The “anonymous” engineer asked users on question-and-answer site Quora whether he should accept an offer at Uber or Zenefits – the hapless applicant also posted a list of pros and cons for the two San Francisco-based start-ups.

Thanks to the list, it became apparent that the engineer was leaning towards Ubur, because he thought it had a “really good reputation” and could help him achieve his long-term goal of working at Google or Apple. He also expressed concern that Zenefits just wasn’t an exciting buzzword or brand.

However, Uber wasn’t offering the best salary package – some US$15,000 less than Zenefits.

Unfortunately, the engineer has his choice taken awayw when Zenefits CEO Parker Conrad spotted the post and decided to respond – “Definitely not Zenefits,” he replied, adding that the company was revoking the job offer.

“Mostly, it seems like where you really want to work is Google,” he wrote. “You should just apply there. If you’re able to pass our engineering interview, I’m pretty sure you could get a job there.”

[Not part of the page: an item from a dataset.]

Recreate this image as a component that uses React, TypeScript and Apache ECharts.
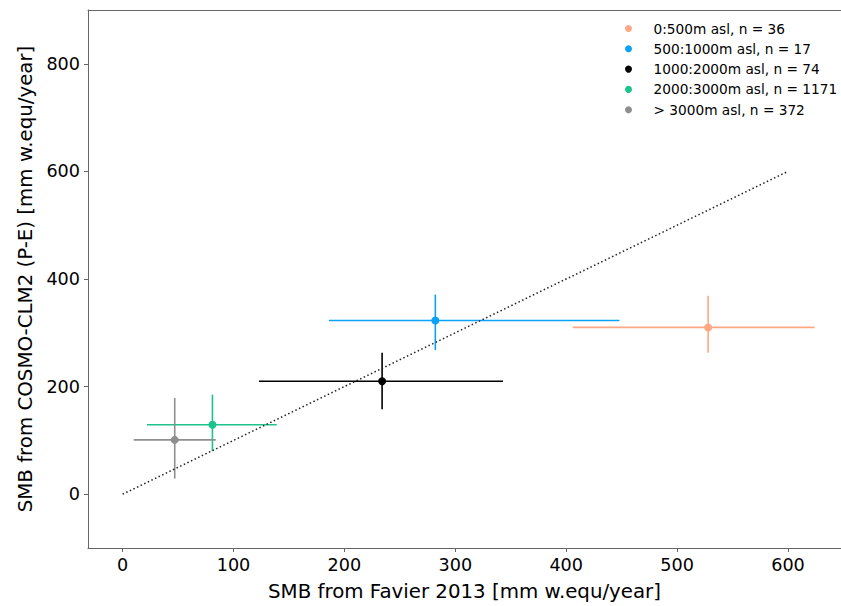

“We really value people who “get” what we do and who *want* to work here, specifically. It’s not for everyone, but there are enough ppl out there who do want to work here that we can afford to be selective,” he continued.

“One of our company values is to have a bias towards action — which means that when people are hesitating / going back and forth about whether they want to work here, we usually view that as a bad sign,” explained Conrad.

“We don’t have terribly high regard for ppl who would choose where to work based on “buzzwords” and how big a brand it is (or simply to position themselves for later in their career),” he added.

Conrad’s move earned a mixed response from fellow Quora users – one mobile app developer called the reply a “tantrum” and told the young engineer; “The CEO revoking your offer after this perfectly reasonable question makes it sound like a bad place to work. … Lack of humility is a bad signal.”

However, another person agreed with the Zenefits CEO and likened the situation to a high school kid desperately trying to break into the popular crowd. “No one wants to hire someone who doesn’t appreciate the company or its people and is thinking about leaving before he even joins,” they said.


  • by DigitalLiteracy4EVA 25/06/2015 3:17:29 PM

    The title of this article is misleading. It should be called "Why you should develop digital literacy before asking for career advice on the internet". The internet is a very useful source of career guidance and information, but people need to have the skill (i.e. digital literacy) to source and critically analyse the content they are reading, understand the opportunities and weaknesses of the internet technology they are using (e.g. forums, blogs, social media), particularly in regards to anonymity/privacy and generate. This individual did what a lot of other people would do - he tapped in to the collective brain of the internet to try to gather information to help make a decision. His mistake was to make himself easily identified and did not adequately understand that he was, essentially, broadcasting in a public forum. A rookie error that unfortunately many people make but is easily avoided with a good dose of digital literacy.